Changing version to '19'.
(As we did not run this process for some time, it could affect also pre-Fedora 19 development
cycle bugs. We are very sorry. It will help us with cleanup during Fedora 19 End Of Life. Thank you.)
More information and reason for this action is here:
Is this still a problem with 3.9 based F19 kernels?
AFAIK, it is. But there are ways to deal with this. You can create an empty file with the same permissions and security context as the original (use chmod --reference, chown --reference and chcon --referece to accomplish this), then chattr +C on the file. Then 'cat original >empty' to copy the contents. Then remove the original and 'mv empty original'.
This will give you a VM image that btrfs will not apply copy-on-write to the data of. This will largely solve the performance issue.
It also works on the other major source of this problem, MySQL database files and similar kinds of entities where the file is large, there is significant internal structure, and the software using the file has its own transaction mechanism.
Or chattr +C the directory in which database tables and VM images will be stored:
Since I reported this bug, I've just been using LVM logical volumes as raw block devices for VM disk images, which works well. (And I can't get rid of LVM entirely anyway, as the blasted installer STILL can't install to a preexisting btrfs filesystem; see bug 921757.)

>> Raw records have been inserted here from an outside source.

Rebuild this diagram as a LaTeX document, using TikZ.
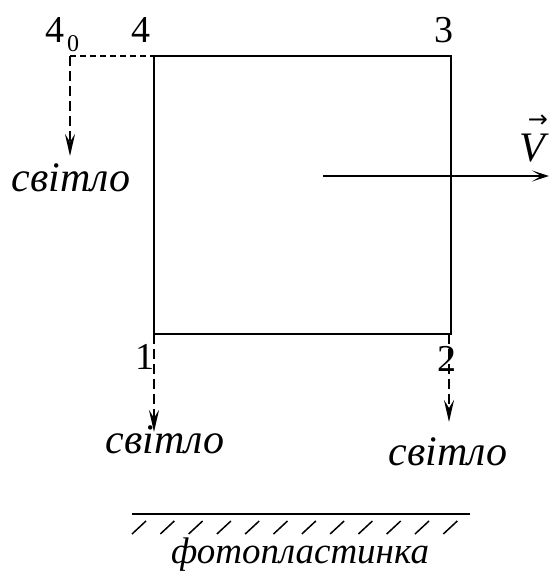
\documentclass[tikz,border=0pt]{standalone}
\usepackage{fontspec}
\setmainfont{Liberation Serif}
\newfontfamily\dvfont{DejaVu Sans}
\usetikzlibrary{arrows.meta}
\begin{document}
\begin{tikzpicture}[x=1pt,y=-1pt,
  lbl/.style={inner sep=0pt,font=\fontsize{38}{40}\selectfont},
  word/.style={inner sep=0pt,font=\fontsize{42}{44}\selectfont\itshape},
  ln/.style={line width=2pt},
  dsh/.style={line width=2.5pt,dash pattern=on 10pt off 5pt},
  hdsh/.style={line width=1.7pt,dash pattern=on 6pt off 4pt},
  arr/.style={-{Stealth[length=22pt,width=10pt,inset=8pt]}},
  varr/.style={-{Stealth[length=17pt,width=11pt,inset=9pt]}}]
\useasboundingbox (0,0) rectangle (549,581);
\coordinate (c4) at (154,56);
\coordinate (c3) at (451,56);
\coordinate (c2) at (451,334);
\coordinate (c1) at (154,334);
\coordinate (c40) at (70,56);
\draw[ln] (c4) -- (c3) -- (c2) -- (c1) -- cycle;
\draw[hdsh] (c40) -- (c4);
\coordinate (e40) at (70,156);
\coordinate (e1) at (154,432);
\coordinate (e2) at (449,422);
\coordinate (s2) at (449,334);
\draw[dsh,arr] (c40) -- (e40);
\draw[dsh,arr] (c1) -- (e1);
\draw[dsh,arr] (s2) -- (e2);
\coordinate (v0) at (323,176);
\coordinate (v1) at (549,176);
\draw[ln,varr] (v0) -- (v1);
\node[lbl] (l4) at (141,30) {4};
\node[lbl] (l3) at (444,30) {3};
\node[lbl] (l40) at (55,30) {4};
\node[inner sep=0pt,font=\fontsize{24}{26}\selectfont] (l0) at (73,44) {0};
\node[lbl] (l1) at (145,357) {1};
\node[lbl] (l2) at (447,359) {2};
\node[word] (w0) at (71,178) {світло};
\node[word] (w1) at (165,440) {світло};
\node[word] (w2) at (448,452) {світло};
\node[word,anchor=base] (vv) at (532,161) {V};
\node[inner sep=0pt,font=\fontsize{24}{24}\selectfont\dvfont] (varrow) at (538,121) {→};
\node[inner sep=0pt,font=\fontsize{37}{40}\selectfont\itshape] (ph) at (300,555) {фотопластинка};
\coordinate (p0) at (132,514);
\coordinate (p1) at (470,514);
\draw[ln] (p0) -- (p1);
\foreach \i in {0,...,11} {
  \draw[line width=1.5pt] ({146+\i*28.3},521) -- ({132+\i*28.3},534);
}
\end{tikzpicture}
\end{document}
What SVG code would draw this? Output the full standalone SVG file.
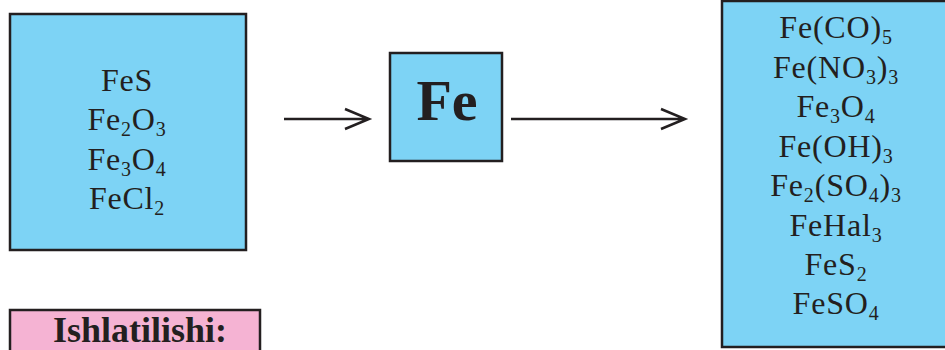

But when F19 goes alpha, I'll give this a whirl again, using the "chattr +C" trick on the parent directory.
To follow-up to Eric's and Michel's suggestions, as a PSA, if you're going to [re]create any largish file, you should use fallocate(1) instead of cat. E.g.:
$ fallocate -n -l $(find OLDFILE -printf '%s') NEWFILE
$ dd if=OLDFILE conv=notrunc,append of=NEWFILE && rm OLDFILE
Creating a file with fallocate() lets the filesystem perform the allocation, but also lets the filesystem know in advance precisely how big the file is going to be, so it can optimize the allocation accordingly.
Especially when creating new (blank) disk images for use in a VM, using fallocate is blazingly fast. For example, here's how to create a 16 GiB VM image in a fraction of a second:
$ time fallocate -l $[16*1024*1024*1024] vm.img
$ ls -s vm.img
(In reply to comment #24)
> $ fallocate -n -l $(find OLDFILE -printf '%s') NEWFILE
> $ dd if=OLDFILE conv=notrunc,append of=NEWFILE && rm OLDFILE
You are completely correct. But in the interests of coming up with solutions that are ever so slightly more optimal:
$ fallocate -n -l $(stat -c '%s' OLDFILE) NEWFILE
Re: comment 25: yes, that's simpler.
Someone sanity-check me, please: enabling compression for VM image files will result in poor performance (per Josef in comment 4). But a file that was created with no COW will also be exempt from compression, right? So in terms of avoiding things that kill performance for VM images, creating the image with the "C" attribute avoids both COW and compression, right?
This bug is being closed with INSUFFICIENT_DATA as there has not been a
response in 2 weeks. If you are still experiencing this issue,
please reopen and attach the relevant data from the latest kernel you are
running and any data that might have been requested previously.
I re-tested VM performance with a VM image created via fallocate(1) in a btrfs directory that first had the "C" attribute set on it. The performance was actually very close to LVM performance.
I think for now, there's no reason to leave this bug open. Josef et. al. are aware of the remaining performance issues and working to address them moving forward.
The "chattr +C" work-around needs to be communicated far and wide, though.
This breaks snapshots, right?
In response to comment 29:
Based on my read of the btrfs wiki, and my own experience, snapshots override the +C/nocow option.
You'll still take a performance hit whenever you modify either the source or the snapshot and trigger the COW. But once you take that initial hit, btrfs will respect the +C attribute and not continue to perform COW for the blocks that have already been duplicated.
At least that's my understanding. Josef?
If you want to avoid the COW performance hit for VM images in snapshots, you'll need to create a new copy of the VM image file, so that it won't share any data blocks with any other snapshots. (See comment 25.)
Alternatively, if you don't need multiple copies of the VM image file, just simply delete the file in all but 1 of the snapshots.